[start]

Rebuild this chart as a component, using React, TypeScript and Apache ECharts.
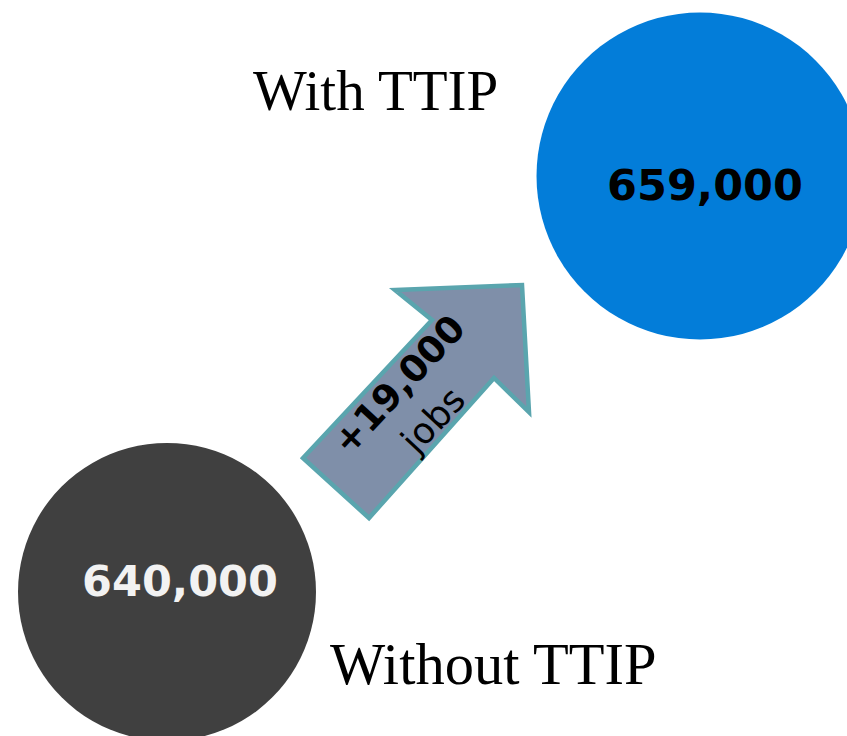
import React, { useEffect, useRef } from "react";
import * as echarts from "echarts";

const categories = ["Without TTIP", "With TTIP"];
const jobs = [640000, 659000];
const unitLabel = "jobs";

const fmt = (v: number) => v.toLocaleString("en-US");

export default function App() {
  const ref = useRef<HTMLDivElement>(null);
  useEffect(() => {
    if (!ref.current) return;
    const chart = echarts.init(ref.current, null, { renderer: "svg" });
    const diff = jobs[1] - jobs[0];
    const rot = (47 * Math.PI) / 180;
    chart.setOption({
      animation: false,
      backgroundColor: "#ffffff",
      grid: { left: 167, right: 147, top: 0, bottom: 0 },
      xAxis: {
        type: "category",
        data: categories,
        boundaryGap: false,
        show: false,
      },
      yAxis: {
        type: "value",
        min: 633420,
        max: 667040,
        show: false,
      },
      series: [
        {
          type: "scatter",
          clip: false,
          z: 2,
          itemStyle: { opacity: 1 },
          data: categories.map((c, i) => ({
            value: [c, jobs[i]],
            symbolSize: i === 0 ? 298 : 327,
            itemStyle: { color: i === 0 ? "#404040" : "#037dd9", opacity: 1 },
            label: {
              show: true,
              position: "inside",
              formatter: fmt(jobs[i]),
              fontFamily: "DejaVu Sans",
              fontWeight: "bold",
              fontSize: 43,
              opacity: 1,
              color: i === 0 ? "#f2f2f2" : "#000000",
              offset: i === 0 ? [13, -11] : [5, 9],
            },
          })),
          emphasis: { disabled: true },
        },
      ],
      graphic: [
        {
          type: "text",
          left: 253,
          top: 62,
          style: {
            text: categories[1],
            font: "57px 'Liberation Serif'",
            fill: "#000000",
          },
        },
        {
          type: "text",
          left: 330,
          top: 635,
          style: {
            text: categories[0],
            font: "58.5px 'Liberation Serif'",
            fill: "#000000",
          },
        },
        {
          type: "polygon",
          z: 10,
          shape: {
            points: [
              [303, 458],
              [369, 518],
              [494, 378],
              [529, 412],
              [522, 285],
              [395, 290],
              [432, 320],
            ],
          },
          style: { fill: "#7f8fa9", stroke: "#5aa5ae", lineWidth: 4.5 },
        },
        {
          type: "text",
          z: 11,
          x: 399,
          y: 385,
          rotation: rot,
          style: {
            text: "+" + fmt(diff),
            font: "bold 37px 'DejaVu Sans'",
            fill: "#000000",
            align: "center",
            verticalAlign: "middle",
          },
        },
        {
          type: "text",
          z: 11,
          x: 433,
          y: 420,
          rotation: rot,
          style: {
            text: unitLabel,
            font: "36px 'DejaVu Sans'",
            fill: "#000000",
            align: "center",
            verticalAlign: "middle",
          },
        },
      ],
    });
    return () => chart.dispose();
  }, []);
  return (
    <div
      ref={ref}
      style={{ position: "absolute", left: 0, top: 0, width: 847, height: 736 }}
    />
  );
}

[end]

• _Required task_
Please restate the material above line by line, exactly, beginning at its first line and ending with the line that contains "const fmt = (v: number)", without any pictures.

• _Written solution_
Rebuild this chart as a component, using React, TypeScript and Apache ECharts.
import React, { useEffect, useRef } from "react";
import * as echarts from "echarts";

const categories = ["Without TTIP", "With TTIP"];
const jobs = [640000, 659000];
const unitLabel = "jobs";

const fmt = (v: number) => v.toLocaleString("en-US");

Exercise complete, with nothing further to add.